[BangPypers] PyPy outperforms C in microbenchmark

Wed Aug 3 17:50:58 CEST 2011

On Wed, Aug 3, 2011 at 1:22 PM, Noufal Ibrahim <noufal at gmail.com> wrote:
> Anand Balachandran Pillai <abpillai at gmail.com> writes:
>
>> On Wed, Aug 3, 2011 at 12:50 PM, Noufal Ibrahim <noufal at gmail.com> wrote:
>>
>>>
>>> PyPy outperforms C in a little benchmark capitalising on gcc's inability
>>> to optimise across files.
>>>
>>>
>>> http://morepypy.blogspot.com/2011/08/pypy-is-faster-than-c-again-string.html
>>>
>>
>>  Not sure if that is the only factor playing here. I am pretty sure
>>  the malloc/free every cycle is killing the C program.
>
> [...]
>
> Well, the original benchmark without dynamic allocation is slower that
> the PyPy version too.
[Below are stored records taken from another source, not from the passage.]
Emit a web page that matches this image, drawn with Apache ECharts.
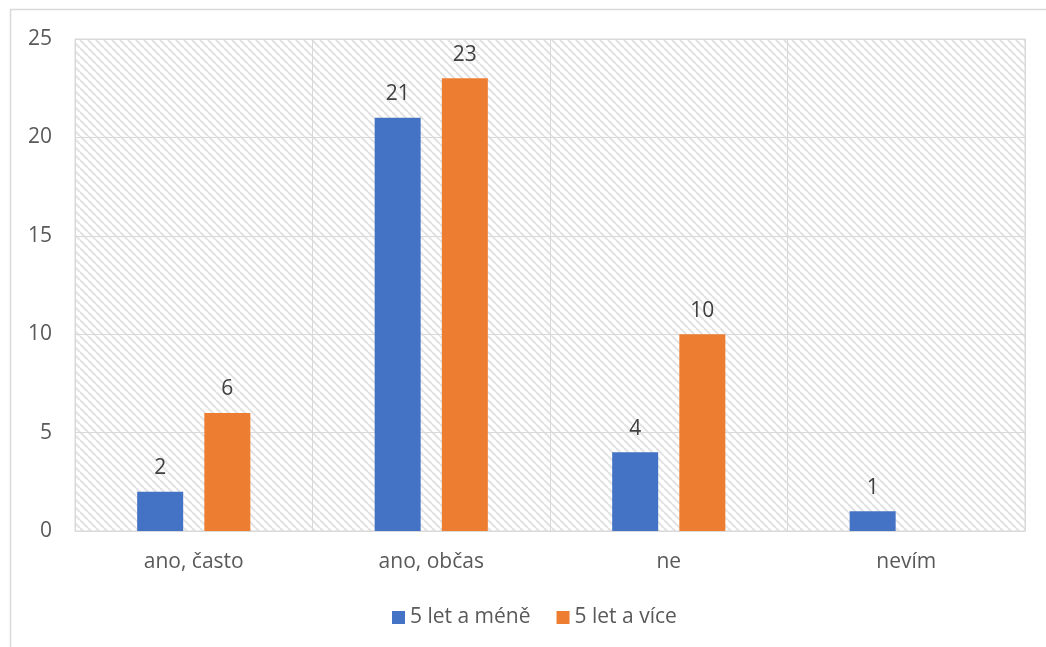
<!DOCTYPE html>
<html>
<head>
<meta charset="utf-8">
<script src="https://cdn.jsdelivr.net/npm/echarts@6/dist/echarts.min.js"></script>
<style>
  html, body { margin: 0; padding: 0; background: #fff; }
  #chart { width: 1046px; height: 647px; }
</style>
</head>
<body>
<div id="chart"></div>
<script>
// Survey answers by length of experience
const categories = ['ano, často', 'ano, občas', 'ne', 'nevím'];
const seriesNames = ['5 let a méně', '5 let a více'];
const lessThan5 = [2, 21, 4, 1];
const moreThan5 = [6, 23, 10, null];
const yTicks = { min: 0, max: 25, interval: 5 };

const FONT = 'Open Sans';
const FS = 21;
const GRID = '#d9d9d9';

// diagonal hatch tile for the plot background
function hatchTile() {
  const c = document.createElement('canvas');
  c.width = 8; c.height = 8;
  const g = c.getContext('2d');
  g.fillStyle = '#ffffff';
  g.fillRect(0, 0, 8, 8);
  g.strokeStyle = '#e3e3e3';
  g.lineWidth = 2.2;
  for (const x0 of [-8, 0, 8]) {
    g.beginPath();
    g.moveTo(x0, 0);
    g.lineTo(x0 + 8, 8);
    g.stroke();
  }
  return c;
}

const chart = echarts.init(document.getElementById('chart'), null, { renderer: 'canvas' });

const labelStyle = {
  show: true,
  position: 'top',
  distance: 13,
  color: '#404040',
  fontFamily: FONT,
  fontSize: FS
};

chart.setOption({
  animation: false,
  backgroundColor: '#ffffff',
  graphic: [{
    type: 'rect',
    silent: true,
    shape: { x: 10.5, y: 9.5, width: 1100, height: 700 },
    style: { fill: 'none', stroke: GRID, lineWidth: 1.5 }
  }],
  grid: {
    left: 75, right: 21, top: 39, bottom: 116,
    show: true,
    backgroundColor: { image: hatchTile(), repeat: 'repeat' },
    borderColor: GRID,
    borderWidth: 1
  },
  legend: {
    left: 387, top: 602,
    itemWidth: 13, itemHeight: 13, itemGap: 26,
    icon: 'rect',
    textStyle: { color: '#595959', fontFamily: FONT, fontSize: FS },
    data: seriesNames
  },
  xAxis: {
    type: 'category',
    data: categories,
    axisLine: { lineStyle: { color: GRID, width: 1 } },
    axisTick: { show: false },
    splitLine: { show: true, interval: 0, lineStyle: { color: GRID, width: 1 } },
    axisLabel: { color: '#595959', fontFamily: FONT, fontSize: FS, margin: 21 }
  },
  yAxis: {
    type: 'value',
    min: yTicks.min, max: yTicks.max, interval: yTicks.interval,
    axisLine: { show: false },
    axisTick: { show: false },
    splitLine: { lineStyle: { color: GRID, width: 1 } },
    axisLabel: { color: '#595959', fontFamily: FONT, fontSize: FS, margin: 23 }
  },
  series: [
    {
      name: seriesNames[0], type: 'bar', data: lessThan5,
      itemStyle: { color: '#4472C4' },
      barWidth: 46, barGap: '46%',
      label: labelStyle
    },
    {
      name: seriesNames[1], type: 'bar', data: moreThan5,
      itemStyle: { color: '#ED7D31' },
      barWidth: 46, barGap: '46%',
      label: labelStyle
    }
  ]
});
</script>
</body>
</html>
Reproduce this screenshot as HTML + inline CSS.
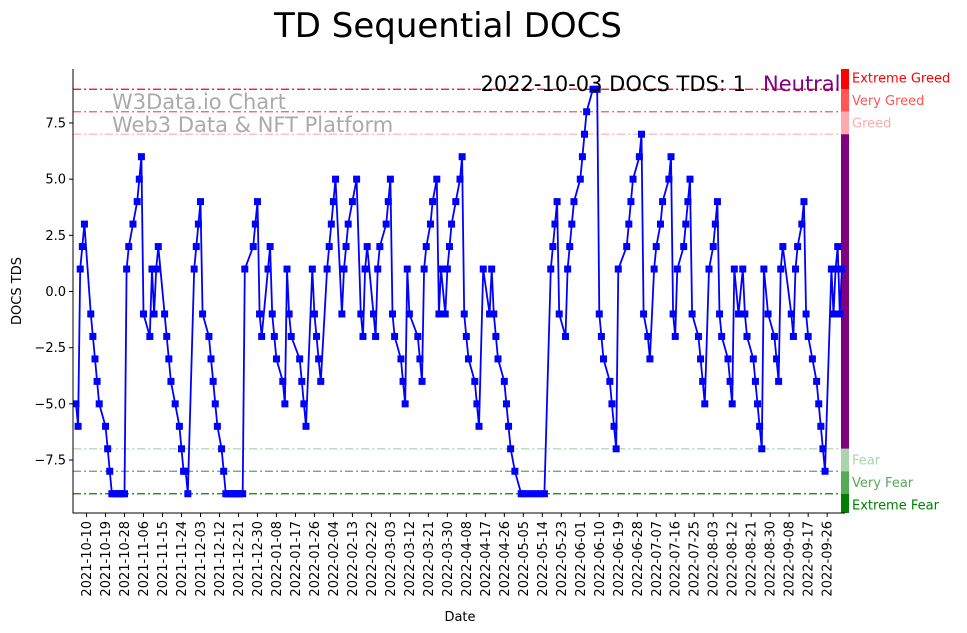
<!DOCTYPE html>
<html><head><meta charset="utf-8"><style>
body{margin:0;background:#fff;}
svg{display:block;font-family:"DejaVu Sans","Liberation Sans",sans-serif;}
</style></head><body>
<svg id="chart" width="967" height="633">
<text x="448" y="37" font-size="34" text-anchor="middle">TD Sequential DOCS</text>
<g id="bands"></g>
<g id="grid"></g>
<g id="series"></g>
<g id="axes"></g>
<text x="112" y="109" font-size="21" fill="#aaa">W3Data.io Chart</text>
<text x="112" y="132" font-size="21" fill="#aaa">Web3 Data &amp; NFT Platform</text>
<text x="746" y="91" font-size="21" text-anchor="end">2022-10-03 DOCS TDS: 1</text>
<text x="763" y="91" font-size="21" fill="#800080">Neutral</text>
<text x="460" y="621" font-size="13" text-anchor="middle">Date</text>
<text transform="translate(21,291) rotate(-90)" font-size="13" text-anchor="middle">DOCS TDS</text>
</svg>
<script>
const startDate = "2021-10-05";
const dayOffsets = [0,1,2,3,4,7,8,9,10,11,14,15,16,17,18,19,20,21,22,23,24,25,27,29,30,31,32,35,36,37,38,39,42,43,44,45,47,49,50,51,52,53,56,57,58,59,60,63,64,65,66,67,69,70,71,72,73,74,75,76,77,78,79,80,84,85,86,87,88,91,92,93,94,95,98,99,100,101,102,106,107,108,109,112,113,114,115,116,119,120,121,122,123,126,127,128,129,131,133,135,136,137,138,141,142,143,144,147,148,149,150,151,154,155,156,157,158,162,163,164,165,166,168,169,171,172,173,175,176,177,178,180,182,183,184,185,186,189,190,191,193,196,197,198,199,200,203,204,205,206,208,211,212,214,216,218,220,222,225,226,227,228,229,232,233,234,235,236,239,240,241,242,245,246,247,248,249,250,253,254,255,256,257,261,262,263,264,267,268,269,271,272,274,275,277,278,281,282,283,284,285,288,289,290,291,292,295,296,297,298,300,302,303,304,305,306,309,310,311,312,314,316,317,318,321,322,323,324,325,326,328,331,332,333,334,335,339,340,341,342,344,345,346,347,349,351,352,353,354,355,358,359,360,361,362,363];
const tdsValues = [-5,-6,1,2,3,-1,-2,-3,-4,-5,-6,-7,-8,-9,-9,-9,-9,-9,-9,-9,1,2,3,4,5,6,-1,-2,1,-1,1,2,-1,-2,-3,-4,-5,-6,-7,-8,-8,-9,1,2,3,4,-1,-2,-3,-4,-5,-6,-7,-8,-9,-9,-9,-9,-9,-9,-9,-9,-9,1,2,3,4,-1,-2,1,2,-1,-2,-3,-4,-5,1,-1,-2,-3,-4,-5,-6,1,-1,-2,-3,-4,1,2,3,4,5,-1,1,2,3,4,5,-1,-2,1,2,-1,-2,1,2,3,4,5,-1,-2,-3,-4,-5,1,-1,-2,-3,-4,1,2,3,4,5,-1,1,-1,1,2,3,4,5,6,-1,-2,-3,-4,-5,-6,1,-1,1,-1,-2,-3,-4,-5,-6,-7,-8,-9,-9,-9,-9,-9,-9,-9,1,2,3,4,-1,-2,1,2,3,4,5,6,7,8,9,9,9,-1,-2,-3,-4,-5,-6,-7,1,2,3,4,5,6,7,-1,-2,-3,1,2,3,4,5,6,-1,-2,1,2,3,4,5,-1,-2,-3,-4,-5,1,2,3,4,-1,-2,-3,-4,-5,1,-1,1,-1,-2,-3,-4,-5,-6,-7,1,-1,-2,-3,-4,1,2,-1,-2,1,2,3,4,-1,-2,-3,-4,-5,-6,-7,-8,1,-1,1,2,-1,1];
const yTicks = [-7.5,-5,-2.5,0,2.5,5,7.5];
const yTickLabels = ["−7.5","−5.0","−2.5","0.0","2.5","5.0","7.5"];
const levelValues = [9,8,7,-7,-8,-9];
const levelColors = ["#ff0000","#ff5555","#ffaaaa","#aad4aa","#55aa55","#008000"];
const levelNames = ["Extreme Greed","Very Greed","Greed","Fear","Very Fear","Extreme Fear"];
const bandRanges = [[9,10],[8,9],[7,8],[-7,7],[-8,-7],[-9,-8],[-10,-9]];
const bandColors = ["#ff0000","#ff5555","#ffaaaa","#800080","#aad4aa","#55aa55","#008000"];

const NS="http://www.w3.org/2000/svg";
const X0=73, X1=845, Y_TOP=69, Y_BOT=513;
const xs = d => 76 + d*2.11;
const ys = v => 291.5 - v*22.47;
const clampY = y => Math.max(Y_TOP, Math.min(Y_BOT, y));
function mk(tag, attrs, parent){const e=document.createElementNS(NS,tag);for(const k in attrs)e.setAttribute(k,attrs[k]);parent.appendChild(e);return e;}
const bands=document.getElementById('bands'), grid=document.getElementById('grid'), series=document.getElementById('series'), axes=document.getElementById('axes');

bandRanges.forEach((r,i)=>{
  const y1=clampY(ys(r[1])), y2=clampY(ys(r[0]));
  const e=mk('rect',{x:841,y:y1,width:8,height:y2-y1,fill:bandColors[i]},bands);
  
  
});
levelValues.forEach((v,i)=>{
  const l=mk('line',{x1:X0,x2:841,y1:ys(v),y2:ys(v),stroke:levelColors[i],'stroke-width':1.2,'stroke-dasharray':'8,3,2,3'},grid);
  
  
  const t=mk('text',{x:852,y:ys(v+(v>0?0.5:-0.5))+4.5,'font-size':13,fill:levelColors[i]},grid);
  t.textContent=levelNames[i];
  
  
});

const pts=dayOffsets.map((d,i)=>xs(d).toFixed(1)+','+ys(tdsValues[i]).toFixed(1)).join(' ');
const pl=mk('polyline',{points:pts,fill:'none',stroke:'#0000ff','stroke-width':1.8},series);


dayOffsets.forEach((d,i)=>{
  const r=mk('rect',{x:xs(d)-3.5,y:ys(tdsValues[i])-3.5,width:7,height:7,fill:'#0000ff'},series);
  
  
});

const ax=mk('path',{d:`M${X0},${Y_TOP} V${Y_BOT} H${X1}`,fill:'none',stroke:'#000','stroke-width':1},axes);


yTicks.forEach((v,i)=>{
  mk('line',{x1:X0-4,x2:X0,y1:ys(v),y2:ys(v),stroke:'#000'},axes);
  const t=mk('text',{x:X0-7,y:ys(v)+4.5,'font-size':13,'text-anchor':'end'},axes);
  t.textContent=yTickLabels[i];
  
  
});
const base=new Date(startDate+"T00:00:00Z");
for(let d=5; d<=363; d+=9){
  const x=xs(d);
  mk('line',{x1:x,x2:x,y1:Y_BOT,y2:Y_BOT+4,stroke:'#000'},axes);
  const dt=new Date(base.getTime()+d*86400000);
  const t=mk('text',{transform:`translate(${x+4.5},${Y_BOT+8}) rotate(-90)`,'font-size':13,'text-anchor':'end'},axes);
  t.textContent=dt.toISOString().slice(0,10);
  
  
}
</script>
</body></html>
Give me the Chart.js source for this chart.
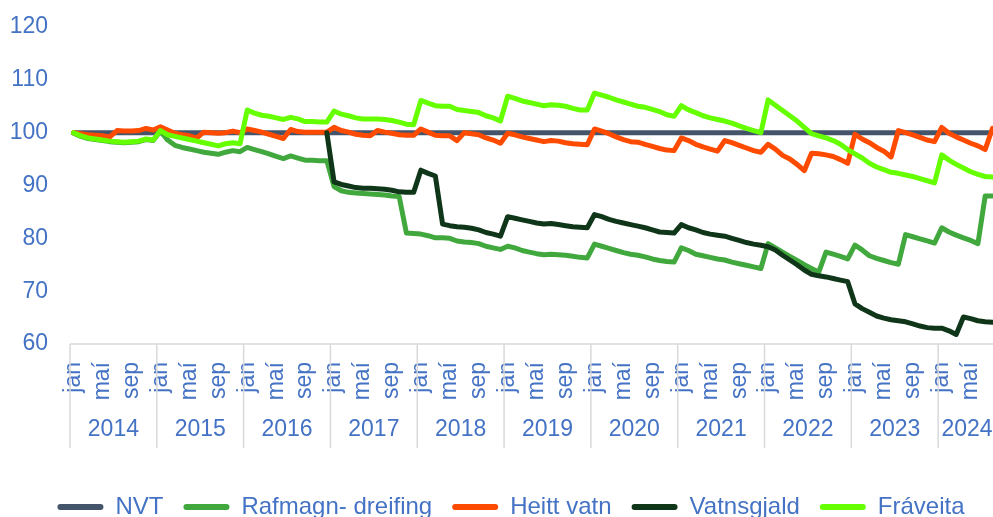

Your point however is sound.
>
In this case its the difficulty with inlining rather than malloc
(though there could be other situations where a C program could appear
not as fast as others due to malloc/free taking time). Java hotspot
depends to a fair extent on inlining and I presume the same is true
for pypy. Given that hotspot can inline method calls, while gcc is
unable to inline calls into a different library (unless declared as
inline in the headers) thats clearly an area where bytecode based
runtimes can perform superior optimisation. Yet some of it are
advantages that may not remain under code written a little
differently.

I sometimes find people falsely assuming that because some of the
newer JVM based languages compile to byte code they will be as fast as
java - yet sometimes code slows down by orders of magnitude, because
the generated bytecode is difficult to inline.  For an interesting
detailed account of the inlining matter see
http://www.azulsystems.com/blog/cliff/2011-04-04-fixing-the-inlining-problem
I would imagine, similar questions will crop up in the context of PyPy
VM and what constructs of python lend themselves to easy inlining
(functions ??) vs. which ones don't (dynamic dispatch calls on a deep
object tree ??)

Good to see pypy being able to inline well at least in a specific
context. I am sure a well designed garbage collector will also often
outperform naively written free/malloc. So I do hope to see lots of
performance improvements thanks to pypy over a period of time (I
actually am even more keen to see the non-GIL implementation, though
thats likely to be some time away). Definitely exciting developments
(this is but one amongst many other benchmarks they've been publishing
lately).

Dhananjay